Figure scripts:
===============

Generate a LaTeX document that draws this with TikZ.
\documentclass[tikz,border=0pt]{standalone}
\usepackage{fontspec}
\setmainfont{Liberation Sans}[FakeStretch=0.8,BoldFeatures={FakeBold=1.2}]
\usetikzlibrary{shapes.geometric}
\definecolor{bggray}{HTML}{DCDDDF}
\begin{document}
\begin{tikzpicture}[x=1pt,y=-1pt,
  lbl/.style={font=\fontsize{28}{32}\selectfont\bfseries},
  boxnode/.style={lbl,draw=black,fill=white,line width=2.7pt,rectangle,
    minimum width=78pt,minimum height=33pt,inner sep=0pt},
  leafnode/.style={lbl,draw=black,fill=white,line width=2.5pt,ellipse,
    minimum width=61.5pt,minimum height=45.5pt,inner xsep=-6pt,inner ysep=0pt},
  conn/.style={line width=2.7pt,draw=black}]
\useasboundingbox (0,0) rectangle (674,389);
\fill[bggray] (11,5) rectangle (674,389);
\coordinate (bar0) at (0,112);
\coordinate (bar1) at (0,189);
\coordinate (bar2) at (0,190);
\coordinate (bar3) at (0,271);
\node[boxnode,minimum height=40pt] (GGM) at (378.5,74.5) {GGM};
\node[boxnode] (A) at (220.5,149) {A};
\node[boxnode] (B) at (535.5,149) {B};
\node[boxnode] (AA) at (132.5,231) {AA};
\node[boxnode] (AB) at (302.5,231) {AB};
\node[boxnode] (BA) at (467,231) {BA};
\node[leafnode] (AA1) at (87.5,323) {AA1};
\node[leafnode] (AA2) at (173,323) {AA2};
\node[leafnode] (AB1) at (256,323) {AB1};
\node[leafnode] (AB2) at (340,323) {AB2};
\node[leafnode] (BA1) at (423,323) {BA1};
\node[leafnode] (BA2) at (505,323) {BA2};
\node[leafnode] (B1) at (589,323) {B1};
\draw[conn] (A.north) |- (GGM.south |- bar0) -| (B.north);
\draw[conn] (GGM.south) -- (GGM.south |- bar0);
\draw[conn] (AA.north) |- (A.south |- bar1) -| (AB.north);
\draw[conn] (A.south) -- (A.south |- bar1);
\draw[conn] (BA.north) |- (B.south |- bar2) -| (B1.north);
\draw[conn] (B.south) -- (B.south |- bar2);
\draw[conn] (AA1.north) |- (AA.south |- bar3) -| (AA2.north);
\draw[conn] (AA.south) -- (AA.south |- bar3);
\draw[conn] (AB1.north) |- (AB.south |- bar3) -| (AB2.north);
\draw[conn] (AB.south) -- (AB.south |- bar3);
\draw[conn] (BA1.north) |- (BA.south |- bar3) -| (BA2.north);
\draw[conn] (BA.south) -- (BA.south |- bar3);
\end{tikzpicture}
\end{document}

===============

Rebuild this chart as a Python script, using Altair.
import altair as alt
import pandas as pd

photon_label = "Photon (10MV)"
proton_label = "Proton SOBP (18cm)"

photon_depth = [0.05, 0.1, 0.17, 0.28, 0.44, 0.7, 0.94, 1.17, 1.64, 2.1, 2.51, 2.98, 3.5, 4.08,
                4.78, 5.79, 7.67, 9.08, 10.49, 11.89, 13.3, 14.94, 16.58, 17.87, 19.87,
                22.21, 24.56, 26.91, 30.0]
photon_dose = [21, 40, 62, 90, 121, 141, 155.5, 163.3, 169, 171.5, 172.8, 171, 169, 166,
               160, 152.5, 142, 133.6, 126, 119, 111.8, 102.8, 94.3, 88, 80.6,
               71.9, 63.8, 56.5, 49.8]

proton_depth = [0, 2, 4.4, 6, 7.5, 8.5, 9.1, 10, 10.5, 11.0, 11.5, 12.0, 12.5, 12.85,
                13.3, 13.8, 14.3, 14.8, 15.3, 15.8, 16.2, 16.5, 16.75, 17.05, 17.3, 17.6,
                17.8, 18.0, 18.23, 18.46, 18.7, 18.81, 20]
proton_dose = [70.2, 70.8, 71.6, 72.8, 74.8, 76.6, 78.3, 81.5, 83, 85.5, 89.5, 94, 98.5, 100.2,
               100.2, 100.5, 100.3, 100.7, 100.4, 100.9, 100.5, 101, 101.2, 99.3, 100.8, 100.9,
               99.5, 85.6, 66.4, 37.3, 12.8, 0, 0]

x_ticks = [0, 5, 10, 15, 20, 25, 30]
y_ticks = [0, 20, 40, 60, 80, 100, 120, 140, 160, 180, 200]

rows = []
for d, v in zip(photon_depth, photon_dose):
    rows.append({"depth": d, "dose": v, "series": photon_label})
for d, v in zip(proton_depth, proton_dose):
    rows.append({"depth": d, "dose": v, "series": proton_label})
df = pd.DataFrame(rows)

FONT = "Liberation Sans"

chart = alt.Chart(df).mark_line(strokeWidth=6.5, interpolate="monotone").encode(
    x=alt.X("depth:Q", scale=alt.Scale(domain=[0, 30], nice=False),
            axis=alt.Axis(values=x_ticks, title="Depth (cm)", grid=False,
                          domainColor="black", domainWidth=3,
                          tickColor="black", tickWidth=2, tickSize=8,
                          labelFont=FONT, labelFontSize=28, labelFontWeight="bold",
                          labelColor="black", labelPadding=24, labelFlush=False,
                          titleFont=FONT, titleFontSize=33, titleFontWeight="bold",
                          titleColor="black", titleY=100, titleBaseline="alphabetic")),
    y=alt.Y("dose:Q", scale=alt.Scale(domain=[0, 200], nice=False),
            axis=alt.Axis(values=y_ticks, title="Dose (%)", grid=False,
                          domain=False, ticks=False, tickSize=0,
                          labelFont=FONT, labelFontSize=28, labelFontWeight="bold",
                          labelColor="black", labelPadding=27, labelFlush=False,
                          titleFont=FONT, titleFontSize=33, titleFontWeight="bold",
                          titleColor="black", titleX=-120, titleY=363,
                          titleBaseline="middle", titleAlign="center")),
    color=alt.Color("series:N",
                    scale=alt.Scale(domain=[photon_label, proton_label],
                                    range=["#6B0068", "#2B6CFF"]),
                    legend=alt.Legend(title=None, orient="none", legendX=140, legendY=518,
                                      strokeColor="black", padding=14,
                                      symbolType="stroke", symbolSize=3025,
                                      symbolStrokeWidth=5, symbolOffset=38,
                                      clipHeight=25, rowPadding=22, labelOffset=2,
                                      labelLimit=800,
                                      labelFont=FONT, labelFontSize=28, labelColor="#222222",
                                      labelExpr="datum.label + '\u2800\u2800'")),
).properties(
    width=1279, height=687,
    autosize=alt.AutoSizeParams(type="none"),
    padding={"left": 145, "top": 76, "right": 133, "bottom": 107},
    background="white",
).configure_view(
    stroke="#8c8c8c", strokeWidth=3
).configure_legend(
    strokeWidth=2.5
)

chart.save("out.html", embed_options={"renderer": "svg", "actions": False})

===============

§ **EXERCISE AIM**
Repeat exactly the lines running from the one with "Rebuild this chart" through the one with "71.9, 63.8, 56.5, 49.8]", both included.

§ **COMPLETE OUTPUT**
Rebuild this chart as a Python script, using Altair.
import altair as alt
import pandas as pd

photon_label = "Photon (10MV)"
proton_label = "Proton SOBP (18cm)"

photon_depth = [0.05, 0.1, 0.17, 0.28, 0.44, 0.7, 0.94, 1.17, 1.64, 2.1, 2.51, 2.98, 3.5, 4.08,
                4.78, 5.79, 7.67, 9.08, 10.49, 11.89, 13.3, 14.94, 16.58, 17.87, 19.87,
                22.21, 24.56, 26.91, 30.0]
photon_dose = [21, 40, 62, 90, 121, 141, 155.5, 163.3, 169, 171.5, 172.8, 171, 169, 166,
               160, 152.5, 142, 133.6, 126, 119, 111.8, 102.8, 94.3, 88, 80.6,
               71.9, 63.8, 56.5, 49.8]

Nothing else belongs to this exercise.